Predatory bacteria, a group of other microbial assassins, carry immense promise in an extraordinarily small package. Deployed under the right circumstances, they could help beat back harmful microbes in the environment, or purge pathogens from the food supply. Some experts think they could someday serve as a living therapeutic that could help clear drug-resistant germs from patients in whom all other treatments have failed.
But even the small community of researchers who study predatory bacteria have not figured out how these cells select and slaughter their hosts. Teasing out those answers could reveal ways to tackle stubborn infections, and provide a window onto predator-prey dynamics at their most microscopic.
To potentially use this group of microbes as "a living antibiotic, we need to know how it grows," said Terrens Saaki, a microbiologist at the de Duve Institute in Belgium. "We can't use it if we don't understand it."
Predatory bacteria were discovered by accident. Scientists stumbled upon them more than a half-century ago while hunting for another type of murderous microbe called a bacteriophage, or phage, a virus that can infect and kill bacteria. Before then, Williams said, "it was not known that a bacterium would prey on other bacteria in this fashion."

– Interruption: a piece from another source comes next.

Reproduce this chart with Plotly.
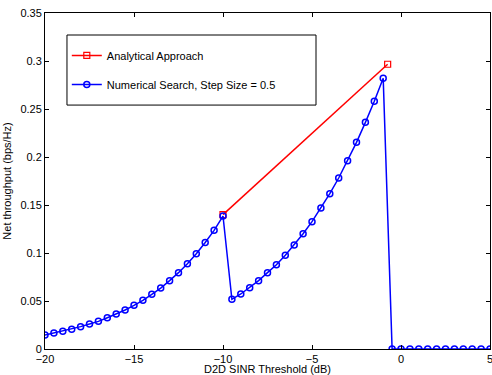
import plotly.graph_objects as go

# Numerical search, step size 0.5
x_num = [-20 + 0.5 * i for i in range(51)]
y_num = [0.0146, 0.0167, 0.0184, 0.0205, 0.0233, 0.0260, 0.0288, 0.0326, 0.0365, 0.0406,
         0.0455, 0.0507, 0.0570, 0.0635, 0.0712, 0.0795, 0.0889, 0.0993, 0.1110, 0.1236,
         0.1385,
         0.0517, 0.0573, 0.0639, 0.0712, 0.0795, 0.0878, 0.0976, 0.1083, 0.1201, 0.1326,
         0.1469, 0.1618, 0.1781, 0.1962, 0.2153, 0.2361, 0.2580, 0.2820,
         0, 0, 0, 0, 0, 0, 0, 0, 0, 0, 0, 0]

# Analytical approach
x_ana = [-10, -0.75]
y_ana = [0.140, 0.2966]

x_ticks = [-20, -15, -10, -5, 0, 5]
y_ticks = [0, 0.05, 0.1, 0.15, 0.2, 0.25, 0.3, 0.35]

FONT = "Liberation Sans, Arial, Helvetica, sans-serif"

fig = go.Figure()
fig.add_trace(go.Scatter(
    x=x_ana, y=y_ana, mode="lines+markers", name="Analytical Approach",
    line=dict(color="#ff0000", width=1.5),
    marker=dict(symbol="square-open", size=6, color="#ff0000", line=dict(width=1.2)),
    legendgroup="a"))
fig.add_trace(go.Scatter(
    x=x_num, y=y_num, mode="lines+markers",
    name="Numerical Search, Step Size = 0.5",
    line=dict(color="#0000ff", width=1.5),
    marker=dict(symbol="circle-open", size=6, color="#0000ff", line=dict(width=1.5)),
    legendgroup="b"))

axis_common = dict(
    showline=True, linecolor="black", linewidth=1, mirror="ticks",
    ticks="inside", ticklen=4, tickcolor="black", showgrid=False, zeroline=False,
    ticklabeloverflow="allow", automargin=False,
    tickfont=dict(family=FONT, size=11, color="black"),
)

fig.update_layout(
    width=492, height=375,
    margin=dict(l=45, r=2, t=13, b=26),
    paper_bgcolor="white", plot_bgcolor="white",
    font=dict(family=FONT, size=11, color="black"),
    showlegend=True,
    legend=dict(
        x=0.049, y=0.917, xanchor="left", yanchor="top",
        bgcolor="rgba(0,0,0,0)", borderwidth=0,
        font=dict(family=FONT, size=11, color="black"),
        traceorder="grouped", tracegroupgap=10, itemwidth=30,
    ),
    shapes=[dict(type="rect", xref="paper", yref="paper",
                 x0=0.0494, x1=0.609, y0=0.726, y1=0.9345,
                 line=dict(color="black", width=1), fillcolor="white", layer="below")],
    xaxis=dict(range=[-20, 5], tickvals=x_ticks,
               title=dict(text="D2D SINR Threshold (dB)", standoff=5,
                          font=dict(family=FONT, size=11, color="black")),
               **axis_common),
    yaxis=dict(range=[0, 0.35], tickvals=y_ticks,
               title=dict(text="Net throughput (bps/Hz)", standoff=6,
                          font=dict(family=FONT, size=11, color="black")),
               **axis_common),
)

fig.write_html("out.html")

That predatory bacteria eluded detection for so long is somewhat surprising. Dozens of species teem in the seas and in clods of dirt. They are thought to be hardy enough to weather animal guts and seem to persist everywhere from raw sewage to the gills of crabs. "My students have isolated them from soil, from snails in freshwater streams, from the drain in a custodial closet down the hall from our lab," said Laura Williams, who studies predatory bacteria at Providence College in Rhode Island (and is not related to Henry Williams). "Anywhere there are bacteria, there are probably predatory bacteria trying to eat them."